Today we slept in (yes!) and were on the road around 11:30. We made it through the border faster than I could have ever expected! We didn't even get out of our vehicles!! He did it all at his kiosk, we all met at the Rest Area a 1/2 mile away, and we were on our way home. No problems, no anything. We even got home an hour early.

So thanks to everyone who came. I hope you all enjoyed reading about it. Hopefully the students will be telling more of their stories on the discussion board at so check it out there.

Until my next thought (it may be a while, the brain is a little fried).


Friday, July 24, 2009

Toronto Day 5 (Thursday)

Today was a little bitter sweet. It was the last day which means we have lots of fun, but it also means that we have to say good-bye. For our group, we had a massive water fight, and I don’t mean a little one. We were all soaked, extremely soaked. We did it because it was raining. So we were cold and wet, playing in water. But we had so much fun and had a good time with the kids. We’re really going to miss them.

I finally had a day off this afternoon, between showers and writing happy fun notes, I really haven’t spent a lot of time just hanging out. Today is why I do them early, so I can have time at the end of the week just hanging out.

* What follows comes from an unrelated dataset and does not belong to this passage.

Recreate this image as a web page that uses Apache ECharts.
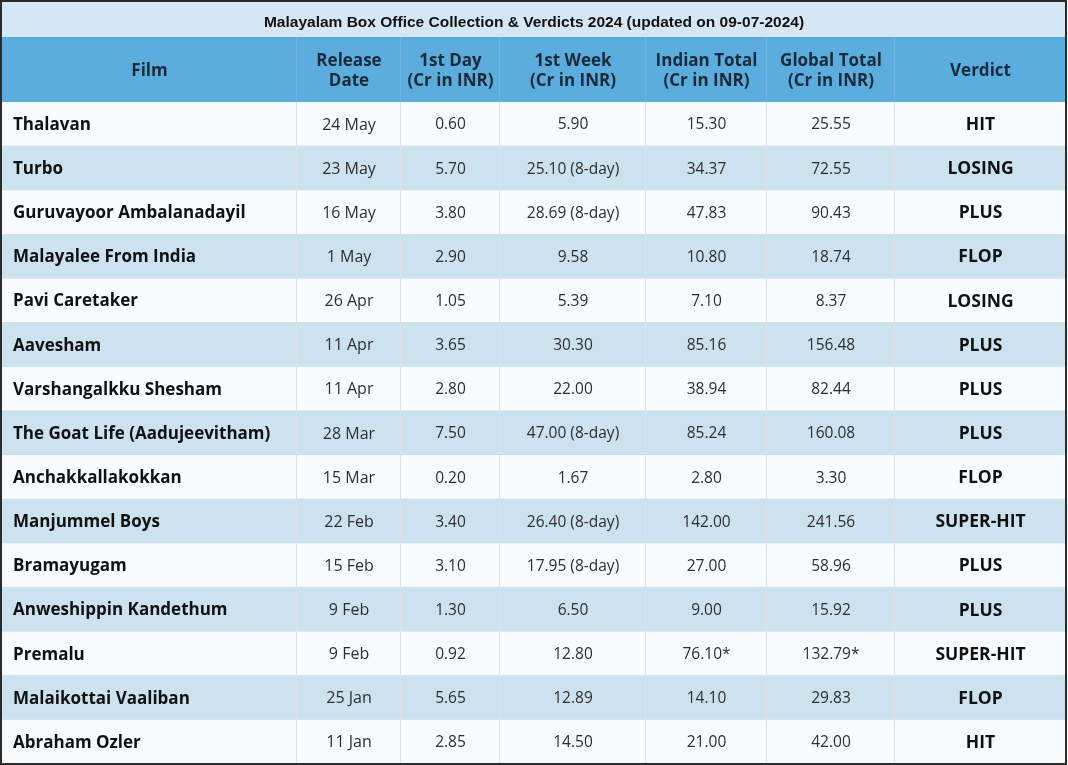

It was lots of fun.

For the evening activity, it was about to rain again, so we went out to the park behind us, took pictures, played football, played group rock, paper, scissors (ask about the group hug), lots of fun. After, Shawn and I beat people in Euchre.

Then we had our last group time which involves the foot-washing ceremony that is a tradition every year at Youthworks. And once again it was great. Our guys and gals, for some unknown reason, they just know how to pray, they know how to be still, they love each other and have no problem running up to each other and hugging and praying and crying with each other. At midnight the Youthworks leaders finally asked if we could go to sleep, not that they wanted us to stop praying, but they wanted to make sure everyone gets up at 6:30 tomorrow (Bah!).

So that is why there are no students blogging tonight and why there are no pictures and why this is so late. It’s almost 1:00, everyone’s finally in bed, and I have no problem with that. They have had a great week of serving, the staff here keep saying thank-you to them for all they’ve done, they’ve prayed with each other. Tomorrow we are off to have a day of relaxing and fun which they have more than deserved. Hope to get you some news about it then. See you in two days!